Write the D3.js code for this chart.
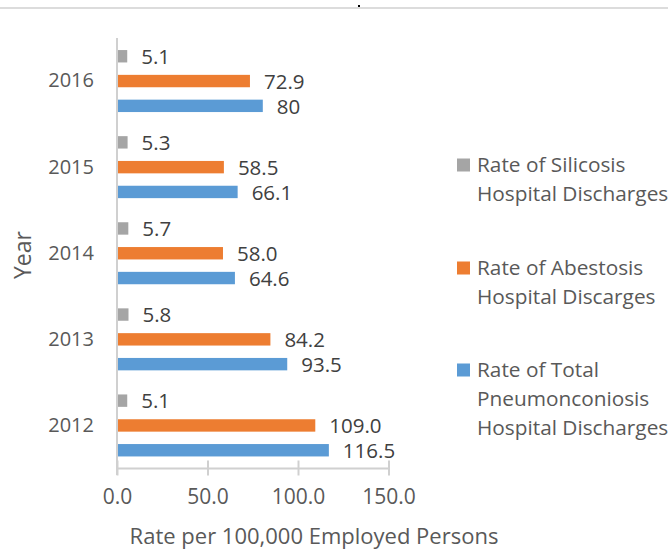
<!DOCTYPE html>
<html>
<head>
<meta charset="utf-8">
<script src="https://cdn.jsdelivr.net/npm/d3@7"></script>
<style>
  body { margin: 0; background: #fff; }
  text { font-family: "Open Sans", sans-serif; }
</style>
</head>
<body>
<script>
const w = 668
const h = 552

// data
const years = ['2012', '2013', '2014', '2015', '2016']
const silicosis = [5.1, 5.8, 5.7, 5.3, 5.1]
const abestosis = [109.0, 84.2, 58.0, 58.5, 72.9]
const total = [116.5, 93.5, 64.6, 66.1, 80]
const totalLabels = ['116.5', '93.5', '64.6', '66.1', '80']
const xTicks = [0, 50, 100, 150]
const colors = ['#A5A5A5', '#ED7D31', '#5B9BD5']
const legendLines = [
  ['Rate of Silicosis', 'Hospital Discharges'],
  ['Rate of Abestosis', 'Hospital Discarges'],
  ['Rate of Total', 'Pneumonconiosis', 'Hospital Discharges']
]

const rows = years.map((y, i) => ({
  year: y,
  vals: [
    { s: 0, v: silicosis[i], label: silicosis[i].toFixed(1) },
    { s: 1, v: abestosis[i], label: abestosis[i].toFixed(1) },
    { s: 2, v: total[i], label: totalLabels[i] }
  ]
}))

const svg = d3.select('body').append('svg')
  .attr('width', w)
  .attr('height', h)

// top rule
svg.append('line')
  .attr('x1', 0).attr('x2', w).attr('y1', 8).attr('y2', 8)
  .attr('stroke', '#dcdcdc').attr('stroke-width', 2)
svg.append('rect').attr('x', 358).attr('y', 5).attr('width', 2).attr('height', 2).attr('fill', '#000')

const x = d3.scaleLinear().domain([0, 150]).range([117, 388.5])
const y = d3.scaleBand().domain(years.slice().reverse()).range([38, 468.5])
const inner = d3.scaleBand().domain([0, 1, 2])
  .range([y.bandwidth() * 0.14, y.bandwidth() * 0.86])
  .paddingInner(0.5)

// x axis
const xAxis = svg.append('g')
  .attr('transform', 'translate(0,468.5)')
  .call(d3.axisBottom(x).tickValues(xTicks).tickFormat(d3.format('.1f')).tickSize(7).tickPadding(14))
xAxis.select('.domain').remove()
xAxis.selectAll('.tick line').attr('stroke', '#d0d0d0').attr('stroke-width', 2).attr('y1', -8)
xAxis.selectAll('.tick text').attr('fill', '#595959').attr('font-size', '21px')
svg.append('line')
  .attr('x1', x(0)).attr('x2', x(150)).attr('y1', 468.5).attr('y2', 468.5)
  .attr('stroke', '#d0d0d0').attr('stroke-width', 2)

// y axis
const yAxis = svg.append('g')
  .attr('transform', 'translate(' + x(0) + ',0)')
  .call(d3.axisLeft(y).tickSize(0).tickPadding(23))
yAxis.select('.domain').remove()
yAxis.selectAll('.tick text').attr('fill', '#595959').attr('font-size', '20px')
svg.append('line')
  .attr('x1', x(0)).attr('x2', x(0)).attr('y1', 38).attr('y2', 475)
  .attr('stroke', '#d0d0d0').attr('stroke-width', 2)

// bars
const groups = svg.selectAll('g.grp')
  .data(rows)
  .enter()
  .append('g')
  .attr('class', 'grp')
  .attr('transform', d => 'translate(0,' + y(d.year) + ')')

groups.selectAll('rect')
  .data(d => d.vals)
  .enter()
  .append('rect')
  .attr('x', x(0) + 1)
  .attr('y', d => inner(d.s))
  .attr('width', d => x(d.v) - x(0))
  .attr('height', inner.bandwidth())
  .attr('fill', d => colors[d.s])

groups.selectAll('text')
  .data(d => d.vals)
  .enter()
  .append('text')
  .attr('x', d => x(d.v) + 15)
  .attr('y', d => inner(d.s) + inner.bandwidth() / 2 + 0.5)
  .attr('dy', '0.35em')
  .attr('fill', '#404040')
  .attr('font-size', '20.5px')
  .text(d => d.label)

// axis titles
svg.append('text')
  .attr('x', 314).attr('y', 536).attr('dy', '0.35em')
  .attr('text-anchor', 'middle')
  .attr('fill', '#595959').attr('font-size', '22px')
  .text('Rate per 100,000 Employed Persons')

svg.append('text')
  .attr('transform', 'translate(23,255) rotate(-90)')
  .attr('dy', '0.35em')
  .attr('text-anchor', 'middle')
  .attr('fill', '#595959').attr('font-size', '23px')
  .text('Year')

// legend
const legendY = [165, 268, 370]
const legend = svg.selectAll('g.leg')
  .data(legendLines)
  .enter()
  .append('g')
  .attr('class', 'leg')
  .attr('transform', (d, i) => 'translate(457,' + legendY[i] + ')')

legend.append('rect')
  .attr('x', 0).attr('y', -6.5)
  .attr('width', 13).attr('height', 13)
  .attr('fill', (d, i) => colors[i])

legend.append('text')
  .attr('fill', '#595959')
  .attr('font-size', '20.8px')
  .selectAll('tspan')
  .data(d => d)
  .enter()
  .append('tspan')
  .attr('x', 20)
  .attr('y', (d, i) => i * 29)
  .attr('dy', '0.35em')
  .text(d => d)
</script>
</body>
</html>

..............................

YOUR OBJECTIVE: From the first line of the listing above, repeat every line through the one holding "const h = 552". Both ends count, and pictures stay out.

RESPONSE FOR THIS EXERCISE:
Write the D3.js code for this chart.
<!DOCTYPE html>
<html>
<head>
<meta charset="utf-8">
<script src="https://cdn.jsdelivr.net/npm/d3@7"></script>
<style>
  body { margin: 0; background: #fff; }
  text { font-family: "Open Sans", sans-serif; }
</style>
</head>
<body>
<script>
const w = 668
const h = 552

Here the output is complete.